We have a very active health care litigation practice. Representative matters include:

  • TennCare Litigation.
    For many years, we have successfully represented the State of Tennessee in a number of cases challenging the State’s broad-based reform of its Medicaid program. The State was a signatory to several consent decrees that arguably limited its ability to reform its medical programs. In one such case, the district court ruled that the consent decree barred implementation of changes to the eligibility requirements for the State’s Medicaid program. We convinced the Sixth Circuit to reverse two of the lower court’s orders within a span of three months. Rosen v. Goetz, 410 F.3d 919 (6th Cir. 2005); Rosen v. Goetz, 129 Fed. Appx. 167, 2005 U.S. App. LEXIS 6444 (April 12, 2005). In a second case, Grier v. Goetz, No. 79-3107 (M.D. Tenn.), we successfully convinced the district court, following a three week trial, to substantially modify a consent decree that placed onerous restrictions on the State’s ability to reform its Medicaid program, and ultimately convinced the district court to vacate the consent decree entirely.
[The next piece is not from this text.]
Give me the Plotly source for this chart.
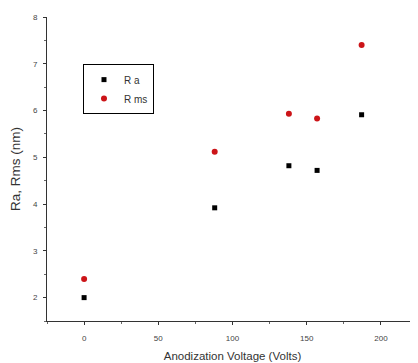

In a third case, John B. v. Emkes, No. 98-0168 (M.D. Tenn.), we successfully convinced the district court, following a month long trial, to vacate a consent decree that impacted eight separate state agencies and substantially curtailed the State’s ability to design, implement, and adapt multiple aspects of its Medicaid program as applied to children. We successfully defended that victory in the Sixth Circuit. John B. v. Emkes, 710 F.3d. 394 (6th Cir. 2013). As a result of these and other victories, the State has saved billions of dollars. In a fourth case, Wilson v. Long, No. 3:14-CV-01492 (M.D. Tenn. Jan. 23, 2019), following a bench trial, we successfully convinced the district court to vacate a preliminary injunction and permit the State to implement its Medicaid program without oversight from the court or plaintiffs and without any requirements beyond those required by the Medicaid statute and state regulations.
  • St. Luke’s Health Network, Inc. v. Lancaster General Hospital, No. 18-2157 (E.D. Pa.).
    We represent a class of hospitals seeking to recover millions of dollars of payments from a state fund established to reimburse hospitals for a portion of the costs incurred to provide charity care to Pennsylvania’s sickest uninsured patients. We allege that the class members were improperly underpaid because other hospitals inflated their qualifying expenses to recover a larger portion of the finite pot of money available to cover charity care. This case is pending in district court.
  • Shank v. Health Care Services, Inc., 16-2992 (N.D. Ill. 2016).
    We represented a class of individuals afflicted with Hepatitis C whose healthcare insurer denied them access to a miracle cure for their disease. We obtained a settlement seeking to facilitate the ability of every member of the class to access this cure.
  • Pharmaceutical Research and Manufacturers of America v. Thompson, 362 F.3d 817 (D.C. Cir. 2004).
    We successfully represented the State of Michigan in defending a recent initiative whereby it seeks rebates from drug manufacturers in order to control the cost of prescription drugs under its Medicaid and non-Medicaid programs. PhRMA brought suit against the Secretary of Health and Human Services in federal court, challenging his decision to approve the State’s initiative and requesting a preliminary injunction to halt implementation of it. We intervened and the district court granted our motion for summary judgment. The D.C. Circuit affirmed.
  • New York Life Insurance Company v. United States, 190 F.3d 1372 (Fed. Cir. 1999).
    We successfully represented New York Life Insurance Company in its challenge to the Health Care Finance Administration’s application of the Medicare as Secondary Payer Statute to require New York Life to provide primary health care coverage for $15 million in claims of its independent agents that New York Life contends should have been paid by Medicare. The court of appeals vacated the Court of Federal Claims ruling in favor of the agency’s interpretation, and held that the statute did not apply to independent contractors during the relevant period.
  • National Federation of Independent Business v. Sebelius, Nos. 11-393, 11-398, 11-400 (U.S. 2012).
    We filed an amicus brief in challenge to constitutionality of the Affordable Care Act arguing that the individual mandate exceeded the scope of congressional authority and was not severable from the rest of the act.

Prior results do not guarantee a similar outcome.